The other day at an online bridge site I got dealt a $13$-card hand containing $3,4,5,6,7,8,9,10,J$ of spades, i.e. a $9$-card-long straight-flush (s-f). This is so rare that I decided to count how many $13$-card hands contain a s-f of length $9$ or longer.
For the purpose of this question:
A s-f is a consecutive sequence in the same suit, and aces always count high (since I was playing bridge!) so $A,2,3,4,5$ of spades is not a $5$-card s-f for this purpose.
Let us just count s-f in spades. If we want to count all suits we can simply multiply by $4$ since a hand cannot contain two s-f's of different suits each of length $\ge 9$.
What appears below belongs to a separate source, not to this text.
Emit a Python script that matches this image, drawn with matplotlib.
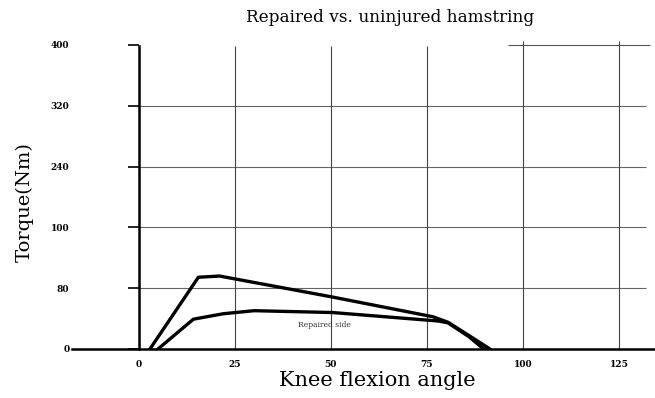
import matplotlib.pyplot as plt

# y values are in grid-step units (the axis labels are not evenly spaced)
ytick_labels = ['0', '80', '100', '240', '320', '400']
ytick_pos = [0, 1, 2, 3, 4, 5]
xtick_pos = [0, 25, 50, 75, 100, 125]

angle_uninjured = [2.9, 15.5, 21, 50, 76.6, 80.5, 86, 91.4]
torque_uninjured = [0, 1.18, 1.20, 0.86, 0.53, 0.44, 0.22, 0]

angle_repaired = [5.0, 14.2, 22, 30, 50.4, 78, 80.5, 86, 89.8]
torque_repaired = [0, 0.49, 0.58, 0.63, 0.60, 0.46, 0.43, 0.20, 0]

serif = 'DejaVu Serif'

fig = plt.figure(figsize=(6.55, 3.98), dpi=100)
ax = fig.add_axes([72 / 655, 49 / 398, 583 / 655, 311 / 398])
ax.set_xlim(-17.4, 134.4)
ax.set_ylim(0, 5.115)

# grid lines drawn from the tick lists
ax.hlines(ytick_pos[1:5], 0, 132, color='#666666', lw=0.8, zorder=1)
ax.hlines(ytick_pos[5], 96, 133, color='#555555', lw=0.8, zorder=1)
ax.vlines(xtick_pos[1:4], 0, 4.98, color='#444444', lw=0.8, zorder=1)
ax.vlines(xtick_pos[4:], 0, 5.07, color='#444444', lw=0.8, zorder=1)

ax.plot(angle_uninjured, torque_uninjured, color='black', lw=2.4, zorder=3,
        solid_joinstyle='round')
ax.plot(angle_repaired, torque_repaired, color='black', lw=2.4, zorder=3,
        solid_joinstyle='round')
ax.text(48.3, 0.39, 'Repaired side', fontsize=5.5, family=serif,
        ha='center', va='center', color='#333333')

for side in ['top', 'right']:
    ax.spines[side].set_visible(False)
ax.spines['left'].set_position(('data', 0))
ax.spines['left'].set_bounds(0, 4.98)
ax.spines['left'].set_linewidth(1.8)
ax.spines['bottom'].set_linewidth(1.8)

ax.set_yticks(ytick_pos)
ax.set_yticklabels(ytick_labels)
ax.tick_params(axis='y', length=8, width=1.2, direction='out', pad=42,
               labelsize=6.5)
ax.set_xticks(xtick_pos)
ax.set_xticklabels([str(v) for v in xtick_pos])
ax.tick_params(axis='x', length=0, pad=8, labelsize=6.5)
for lab in ax.get_xticklabels() + ax.get_yticklabels():
    lab.set_fontweight('bold')
    lab.set_family(serif)

fig.text(390 / 655, 1 - 18 / 398, 'Repaired vs. uninjured hamstring',
         family=serif, fontsize=12.2, ha='center', va='center')
fig.text(377 / 655, 1 - 381 / 398, 'Knee flexion angle',
         family=serif, fontsize=15, ha='center', va='center')
fig.text(25 / 655, 1 - 202 / 398, 'Torque(Nm)', family=serif, fontsize=14,
         rotation=90, ha='center', va='center')

fig.savefig('out.png', dpi=100)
I was trying to use inclusion-exclusion but got very confused. Finally I decided to count explicitly as follows. My questions:
(1) Can someone verify my answer below?
(2) Can someone show how this can be counted via inclusion-exclusion, or explain why that's not a good idea?
My attempt:
$13$-long s-f: No. of hands $=1$.
exactly $12$-long s-f: There are two such ($2-K$ or $3-A$), and each must be completed with an extra card (to make a $13$-card hand) but the extra card must not complete a $13$-long s-f. No. of hands $= 2 \times {39 \choose 1}$.
exactly $11$-long s-f: Three such; the $2-Q$ hand must not include the $K$ (leaving $40$ valid cards to choose $2$ to fill out the hand), the $3-K$ hand must not include $2$ or $A$ (leaving $39$ valid cards), and the $4-A$ hand must not include the $3$. No. of hands $= {40 \choose 2} + {39 \choose 2} + {40 \choose 2}$.
exactly $10$-long s-f: Similar to above, no. of hands $= {41 \choose 3} + {40 \choose 3} + {40 \choose 3} + {41 \choose 3}$.
exactly $9$-long s-f: Similar to above, no. of hands $= 2 \times {42 \choose 4} + 3 \times {41 \choose 4}$.
According to wolfram alpha total $= 571130$.